DATA BLOCK:
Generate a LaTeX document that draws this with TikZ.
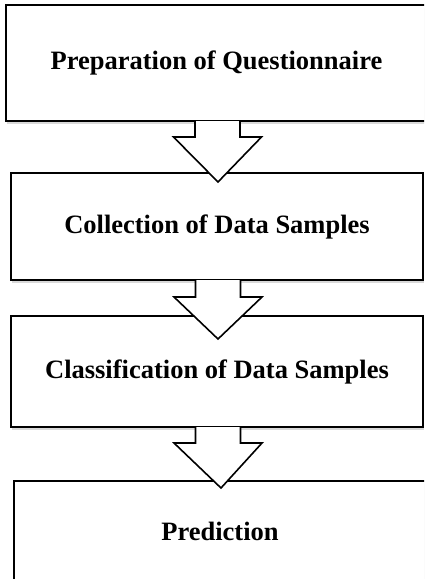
\documentclass[tikz,border=0pt]{standalone}
\usepackage{fontspec}
\setmainfont{Liberation Serif}
\usetikzlibrary{calc,shadows}
\begin{document}
\begin{tikzpicture}[x=1pt,y=-1pt,
  box/.style={draw=black, line width=1.6pt, fill=white, rectangle, anchor=north west,
    inner sep=0pt, outer sep=0pt,
    font=\fontsize{26.5}{30}\selectfont\bfseries,
    drop shadow={shadow xshift=1pt, shadow yshift=-3pt, opacity=0.25, fill=black!60}},
  arrowfill/.style={fill=white, draw=none},
  arrowline/.style={draw=black, line width=1.6pt, line join=miter}
]
\path[use as bounding box, clip] (0,0) rectangle (424,579);

\node[box, minimum width=421pt, minimum height=116pt] (b1) at (6,5) {Preparation of Questionnaire};
\node[box, minimum width=412pt, minimum height=107pt] (b2) at (11,173) {Collection of Data Samples};
\node[box, minimum width=412pt, minimum height=111pt] (b3) at (11,316) {Classification of Data Samples};
\node[box, minimum width=412pt, minimum height=112pt] (b4) at (14,481) {};
\node[font=\fontsize{26.5}{30}\selectfont\bfseries] (t4) at (220,531) {Prediction};

% block arrows between boxes
\foreach \a/\b/\sh/\tip in {b1/b2/16/9, b2/b3/17/23, b3/b4/16/7} {
  \coordinate (s) at ($(\a.south)+(1,0)$);
  \coordinate (t) at ($(\b.north)+(1,\tip)$);
  \fill[arrowfill] ($(s)+(-22.5,0)$) -- ($(s)+(-22.5,\sh)$) -- ($(s)+(-44,\sh)$) -- (t)
     -- ($(s)+(44,\sh)$) -- ($(s)+(22.5,\sh)$) -- ($(s)+(22.5,0)$) -- cycle;
  \draw[arrowline] ($(s)+(-22.5,0)$) -- ($(s)+(-22.5,\sh)$) -- ($(s)+(-44,\sh)$) -- (t)
     -- ($(s)+(44,\sh)$) -- ($(s)+(22.5,\sh)$) -- ($(s)+(22.5,0)$);
}
\end{tikzpicture}
\end{document}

WHAT THE TASK REQUIRES: The listing above needs to be output again exactly. Don't include the pictures.

SOLVED EXERCISE:
Generate a LaTeX document that draws this with TikZ.
\documentclass[tikz,border=0pt]{standalone}
\usepackage{fontspec}
\setmainfont{Liberation Serif}
\usetikzlibrary{calc,shadows}
\begin{document}
\begin{tikzpicture}[x=1pt,y=-1pt,
  box/.style={draw=black, line width=1.6pt, fill=white, rectangle, anchor=north west,
    inner sep=0pt, outer sep=0pt,
    font=\fontsize{26.5}{30}\selectfont\bfseries,
    drop shadow={shadow xshift=1pt, shadow yshift=-3pt, opacity=0.25, fill=black!60}},
  arrowfill/.style={fill=white, draw=none},
  arrowline/.style={draw=black, line width=1.6pt, line join=miter}
]
\path[use as bounding box, clip] (0,0) rectangle (424,579);

\node[box, minimum width=421pt, minimum height=116pt] (b1) at (6,5) {Preparation of Questionnaire};
\node[box, minimum width=412pt, minimum height=107pt] (b2) at (11,173) {Collection of Data Samples};
\node[box, minimum width=412pt, minimum height=111pt] (b3) at (11,316) {Classification of Data Samples};
\node[box, minimum width=412pt, minimum height=112pt] (b4) at (14,481) {};
\node[font=\fontsize{26.5}{30}\selectfont\bfseries] (t4) at (220,531) {Prediction};

% block arrows between boxes
\foreach \a/\b/\sh/\tip in {b1/b2/16/9, b2/b3/17/23, b3/b4/16/7} {
  \coordinate (s) at ($(\a.south)+(1,0)$);
  \coordinate (t) at ($(\b.north)+(1,\tip)$);
  \fill[arrowfill] ($(s)+(-22.5,0)$) -- ($(s)+(-22.5,\sh)$) -- ($(s)+(-44,\sh)$) -- (t)
     -- ($(s)+(44,\sh)$) -- ($(s)+(22.5,\sh)$) -- ($(s)+(22.5,0)$) -- cycle;
  \draw[arrowline] ($(s)+(-22.5,0)$) -- ($(s)+(-22.5,\sh)$) -- ($(s)+(-44,\sh)$) -- (t)
     -- ($(s)+(44,\sh)$) -- ($(s)+(22.5,\sh)$) -- ($(s)+(22.5,0)$);
}
\end{tikzpicture}
\end{document}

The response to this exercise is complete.